(Rows from a dataset of charts and code)
* BEGIN *

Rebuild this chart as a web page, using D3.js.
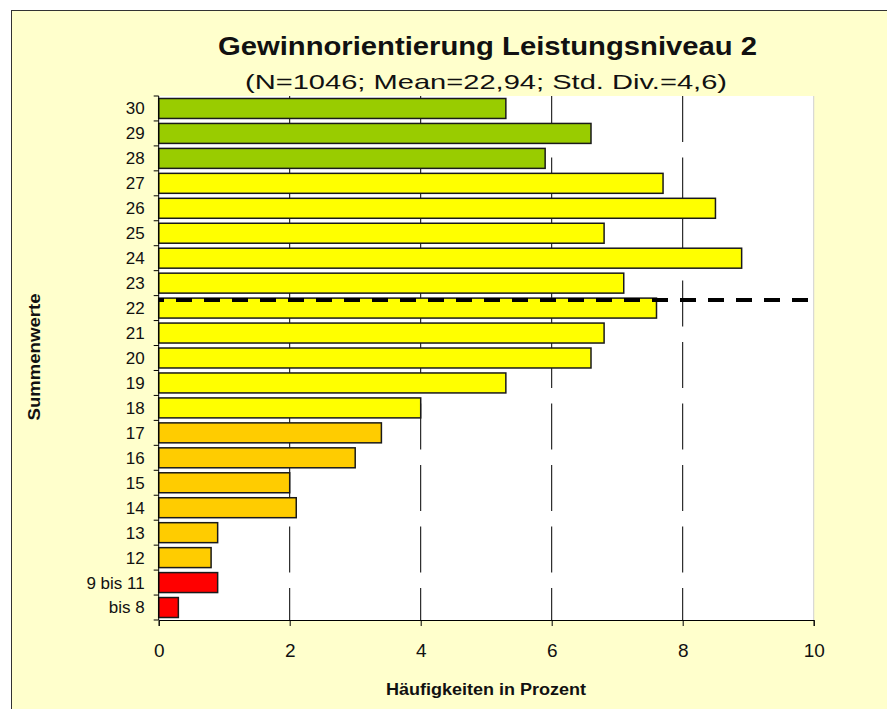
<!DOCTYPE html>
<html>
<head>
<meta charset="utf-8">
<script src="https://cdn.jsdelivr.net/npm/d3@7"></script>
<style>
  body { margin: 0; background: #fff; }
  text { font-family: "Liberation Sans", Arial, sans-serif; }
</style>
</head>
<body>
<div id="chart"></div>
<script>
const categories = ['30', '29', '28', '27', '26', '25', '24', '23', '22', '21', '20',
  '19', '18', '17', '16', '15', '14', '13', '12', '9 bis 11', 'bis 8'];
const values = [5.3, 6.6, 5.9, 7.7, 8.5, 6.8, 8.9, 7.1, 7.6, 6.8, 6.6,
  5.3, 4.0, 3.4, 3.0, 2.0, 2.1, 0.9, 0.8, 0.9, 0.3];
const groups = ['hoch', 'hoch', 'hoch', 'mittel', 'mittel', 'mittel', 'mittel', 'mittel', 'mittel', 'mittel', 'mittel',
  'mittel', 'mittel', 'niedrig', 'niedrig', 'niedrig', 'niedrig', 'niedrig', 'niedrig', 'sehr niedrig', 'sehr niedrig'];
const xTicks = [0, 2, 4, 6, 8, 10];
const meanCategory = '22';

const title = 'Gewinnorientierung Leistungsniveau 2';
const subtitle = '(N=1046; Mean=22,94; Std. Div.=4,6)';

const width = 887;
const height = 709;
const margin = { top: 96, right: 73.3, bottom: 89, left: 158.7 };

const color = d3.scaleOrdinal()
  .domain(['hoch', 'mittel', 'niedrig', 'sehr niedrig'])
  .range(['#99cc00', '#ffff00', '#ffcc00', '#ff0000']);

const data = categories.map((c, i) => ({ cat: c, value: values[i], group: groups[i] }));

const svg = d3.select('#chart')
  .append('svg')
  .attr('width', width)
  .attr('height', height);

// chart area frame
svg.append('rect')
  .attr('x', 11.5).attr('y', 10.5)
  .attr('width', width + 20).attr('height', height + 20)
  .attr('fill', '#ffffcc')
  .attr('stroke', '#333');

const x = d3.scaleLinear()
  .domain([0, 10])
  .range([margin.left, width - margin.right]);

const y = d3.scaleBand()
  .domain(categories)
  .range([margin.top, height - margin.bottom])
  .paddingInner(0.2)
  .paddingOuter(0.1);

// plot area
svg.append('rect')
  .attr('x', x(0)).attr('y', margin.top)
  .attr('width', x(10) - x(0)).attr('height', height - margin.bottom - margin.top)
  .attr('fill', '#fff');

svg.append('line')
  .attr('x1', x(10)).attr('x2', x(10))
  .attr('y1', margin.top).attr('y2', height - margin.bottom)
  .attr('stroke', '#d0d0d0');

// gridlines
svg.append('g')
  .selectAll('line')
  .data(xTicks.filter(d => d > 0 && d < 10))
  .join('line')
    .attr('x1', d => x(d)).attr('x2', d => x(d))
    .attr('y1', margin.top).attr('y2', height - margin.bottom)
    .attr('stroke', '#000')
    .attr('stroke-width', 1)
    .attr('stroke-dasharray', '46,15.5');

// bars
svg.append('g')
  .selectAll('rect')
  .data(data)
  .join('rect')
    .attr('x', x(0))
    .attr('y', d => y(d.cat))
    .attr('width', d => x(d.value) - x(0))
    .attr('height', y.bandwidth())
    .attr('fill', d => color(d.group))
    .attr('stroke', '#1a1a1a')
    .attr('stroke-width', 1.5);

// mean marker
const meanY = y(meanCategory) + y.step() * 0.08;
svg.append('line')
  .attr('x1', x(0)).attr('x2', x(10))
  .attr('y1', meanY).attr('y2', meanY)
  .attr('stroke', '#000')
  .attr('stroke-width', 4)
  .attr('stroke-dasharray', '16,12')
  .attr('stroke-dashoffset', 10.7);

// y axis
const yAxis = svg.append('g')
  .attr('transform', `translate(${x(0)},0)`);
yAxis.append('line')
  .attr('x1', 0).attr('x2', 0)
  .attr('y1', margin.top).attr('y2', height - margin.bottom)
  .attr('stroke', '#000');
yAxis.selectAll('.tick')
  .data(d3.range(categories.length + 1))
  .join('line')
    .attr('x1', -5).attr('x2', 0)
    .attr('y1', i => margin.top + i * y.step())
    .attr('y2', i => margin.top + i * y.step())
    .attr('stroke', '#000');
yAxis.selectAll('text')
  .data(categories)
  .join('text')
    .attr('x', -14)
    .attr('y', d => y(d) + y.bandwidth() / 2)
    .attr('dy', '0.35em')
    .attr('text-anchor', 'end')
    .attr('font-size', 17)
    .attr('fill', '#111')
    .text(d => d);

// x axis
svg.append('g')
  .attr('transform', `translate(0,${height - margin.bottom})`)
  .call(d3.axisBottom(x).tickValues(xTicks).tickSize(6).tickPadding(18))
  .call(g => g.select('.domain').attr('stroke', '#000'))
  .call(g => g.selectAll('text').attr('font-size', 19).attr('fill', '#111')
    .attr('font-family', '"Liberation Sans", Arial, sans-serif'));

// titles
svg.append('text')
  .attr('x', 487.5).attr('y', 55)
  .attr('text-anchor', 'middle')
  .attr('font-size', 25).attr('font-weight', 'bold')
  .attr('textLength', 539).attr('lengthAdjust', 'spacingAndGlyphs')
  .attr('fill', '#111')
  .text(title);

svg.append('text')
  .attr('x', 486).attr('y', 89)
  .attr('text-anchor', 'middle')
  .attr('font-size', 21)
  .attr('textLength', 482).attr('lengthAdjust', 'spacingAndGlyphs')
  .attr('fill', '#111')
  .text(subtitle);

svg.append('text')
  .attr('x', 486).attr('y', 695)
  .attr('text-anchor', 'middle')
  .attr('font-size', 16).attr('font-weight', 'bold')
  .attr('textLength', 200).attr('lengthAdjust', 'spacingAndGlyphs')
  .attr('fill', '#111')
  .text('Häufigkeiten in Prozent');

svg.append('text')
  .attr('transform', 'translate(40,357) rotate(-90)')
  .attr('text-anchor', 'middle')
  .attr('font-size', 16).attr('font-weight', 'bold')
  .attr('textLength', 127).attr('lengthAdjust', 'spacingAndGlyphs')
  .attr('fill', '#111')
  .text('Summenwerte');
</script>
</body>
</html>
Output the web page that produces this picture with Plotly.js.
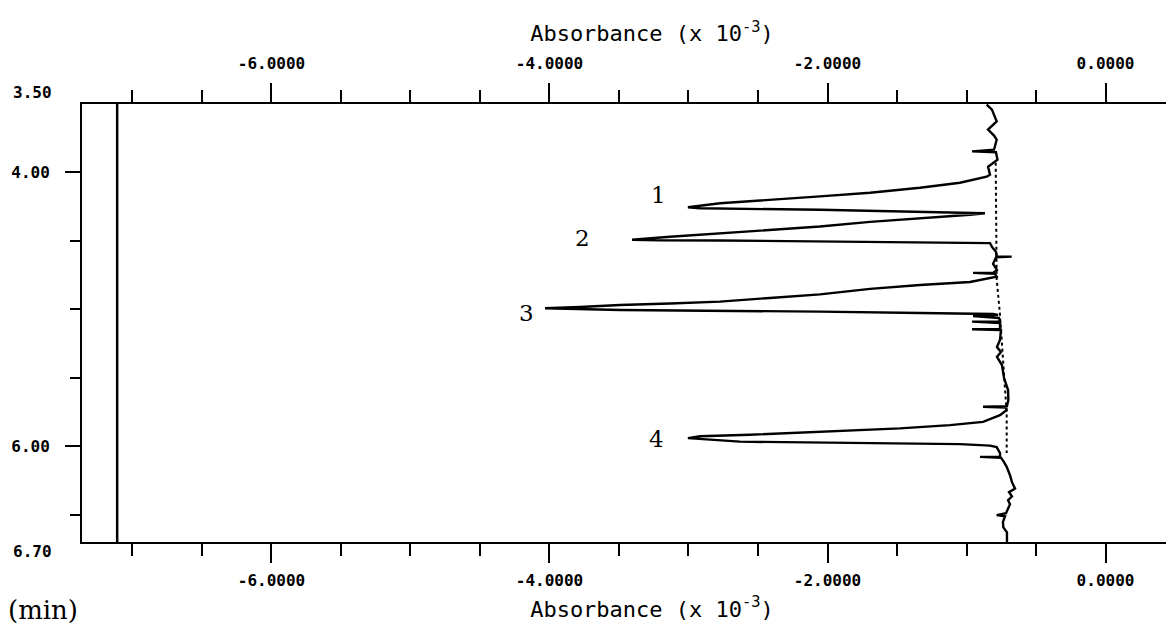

* END *

Exercise objective :: Set every line down exactly as written, leaving each picture out.

The response ::
Rebuild this chart as a web page, using D3.js.
<!DOCTYPE html>
<html>
<head>
<meta charset="utf-8">
<script src="https://cdn.jsdelivr.net/npm/d3@7"></script>
<style>
  body { margin: 0; background: #fff; }
  text { font-family: "Liberation Sans", Arial, sans-serif; }
</style>
</head>
<body>
<div id="chart"></div>
<script>
const categories = ['30', '29', '28', '27', '26', '25', '24', '23', '22', '21', '20',
  '19', '18', '17', '16', '15', '14', '13', '12', '9 bis 11', 'bis 8'];
const values = [5.3, 6.6, 5.9, 7.7, 8.5, 6.8, 8.9, 7.1, 7.6, 6.8, 6.6,
  5.3, 4.0, 3.4, 3.0, 2.0, 2.1, 0.9, 0.8, 0.9, 0.3];
const groups = ['hoch', 'hoch', 'hoch', 'mittel', 'mittel', 'mittel', 'mittel', 'mittel', 'mittel', 'mittel', 'mittel',
  'mittel', 'mittel', 'niedrig', 'niedrig', 'niedrig', 'niedrig', 'niedrig', 'niedrig', 'sehr niedrig', 'sehr niedrig'];
const xTicks = [0, 2, 4, 6, 8, 10];
const meanCategory = '22';

const title = 'Gewinnorientierung Leistungsniveau 2';
const subtitle = '(N=1046; Mean=22,94; Std. Div.=4,6)';

const width = 887;
const height = 709;
const margin = { top: 96, right: 73.3, bottom: 89, left: 158.7 };

const color = d3.scaleOrdinal()
  .domain(['hoch', 'mittel', 'niedrig', 'sehr niedrig'])
  .range(['#99cc00', '#ffff00', '#ffcc00', '#ff0000']);

const data = categories.map((c, i) => ({ cat: c, value: values[i], group: groups[i] }));

const svg = d3.select('#chart')
  .append('svg')
  .attr('width', width)
  .attr('height', height);

// chart area frame
svg.append('rect')
  .attr('x', 11.5).attr('y', 10.5)
  .attr('width', width + 20).attr('height', height + 20)
  .attr('fill', '#ffffcc')
  .attr('stroke', '#333');

const x = d3.scaleLinear()
  .domain([0, 10])
  .range([margin.left, width - margin.right]);

const y = d3.scaleBand()
  .domain(categories)
  .range([margin.top, height - margin.bottom])
  .paddingInner(0.2)
  .paddingOuter(0.1);

// plot area
svg.append('rect')
  .attr('x', x(0)).attr('y', margin.top)
  .attr('width', x(10) - x(0)).attr('height', height - margin.bottom - margin.top)
  .attr('fill', '#fff');

svg.append('line')
  .attr('x1', x(10)).attr('x2', x(10))
  .attr('y1', margin.top).attr('y2', height - margin.bottom)
  .attr('stroke', '#d0d0d0');

// gridlines
svg.append('g')
  .selectAll('line')
  .data(xTicks.filter(d => d > 0 && d < 10))
  .join('line')
    .attr('x1', d => x(d)).attr('x2', d => x(d))
    .attr('y1', margin.top).attr('y2', height - margin.bottom)
    .attr('stroke', '#000')
    .attr('stroke-width', 1)
    .attr('stroke-dasharray', '46,15.5');

// bars
svg.append('g')
  .selectAll('rect')
  .data(data)
  .join('rect')
    .attr('x', x(0))
    .attr('y', d => y(d.cat))
    .attr('width', d => x(d.value) - x(0))
    .attr('height', y.bandwidth())
    .attr('fill', d => color(d.group))
    .attr('stroke', '#1a1a1a')
    .attr('stroke-width', 1.5);

// mean marker
const meanY = y(meanCategory) + y.step() * 0.08;
svg.append('line')
  .attr('x1', x(0)).attr('x2', x(10))
  .attr('y1', meanY).attr('y2', meanY)
  .attr('stroke', '#000')
  .attr('stroke-width', 4)
  .attr('stroke-dasharray', '16,12')
  .attr('stroke-dashoffset', 10.7);

// y axis
const yAxis = svg.append('g')
  .attr('transform', `translate(${x(0)},0)`);
yAxis.append('line')
  .attr('x1', 0).attr('x2', 0)
  .attr('y1', margin.top).attr('y2', height - margin.bottom)
  .attr('stroke', '#000');
yAxis.selectAll('.tick')
  .data(d3.range(categories.length + 1))
  .join('line')
    .attr('x1', -5).attr('x2', 0)
    .attr('y1', i => margin.top + i * y.step())
    .attr('y2', i => margin.top + i * y.step())
    .attr('stroke', '#000');
yAxis.selectAll('text')
  .data(categories)
  .join('text')
    .attr('x', -14)
    .attr('y', d => y(d) + y.bandwidth() / 2)
    .attr('dy', '0.35em')
    .attr('text-anchor', 'end')
    .attr('font-size', 17)
    .attr('fill', '#111')
    .text(d => d);

// x axis
svg.append('g')
  .attr('transform', `translate(0,${height - margin.bottom})`)
  .call(d3.axisBottom(x).tickValues(xTicks).tickSize(6).tickPadding(18))
  .call(g => g.select('.domain').attr('stroke', '#000'))
  .call(g => g.selectAll('text').attr('font-size', 19).attr('fill', '#111')
    .attr('font-family', '"Liberation Sans", Arial, sans-serif'));

// titles
svg.append('text')
  .attr('x', 487.5).attr('y', 55)
  .attr('text-anchor', 'middle')
  .attr('font-size', 25).attr('font-weight', 'bold')
  .attr('textLength', 539).attr('lengthAdjust', 'spacingAndGlyphs')
  .attr('fill', '#111')
  .text(title);

svg.append('text')
  .attr('x', 486).attr('y', 89)
  .attr('text-anchor', 'middle')
  .attr('font-size', 21)
  .attr('textLength', 482).attr('lengthAdjust', 'spacingAndGlyphs')
  .attr('fill', '#111')
  .text(subtitle);

svg.append('text')
  .attr('x', 486).attr('y', 695)
  .attr('text-anchor', 'middle')
  .attr('font-size', 16).attr('font-weight', 'bold')
  .attr('textLength', 200).attr('lengthAdjust', 'spacingAndGlyphs')
  .attr('fill', '#111')
  .text('Häufigkeiten in Prozent');

svg.append('text')
  .attr('transform', 'translate(40,357) rotate(-90)')
  .attr('text-anchor', 'middle')
  .attr('font-size', 16).attr('font-weight', 'bold')
  .attr('textLength', 127).attr('lengthAdjust', 'spacingAndGlyphs')
  .attr('fill', '#111')
  .text('Summenwerte');
</script>
</body>
</html>
Output the web page that produces this picture with Plotly.js.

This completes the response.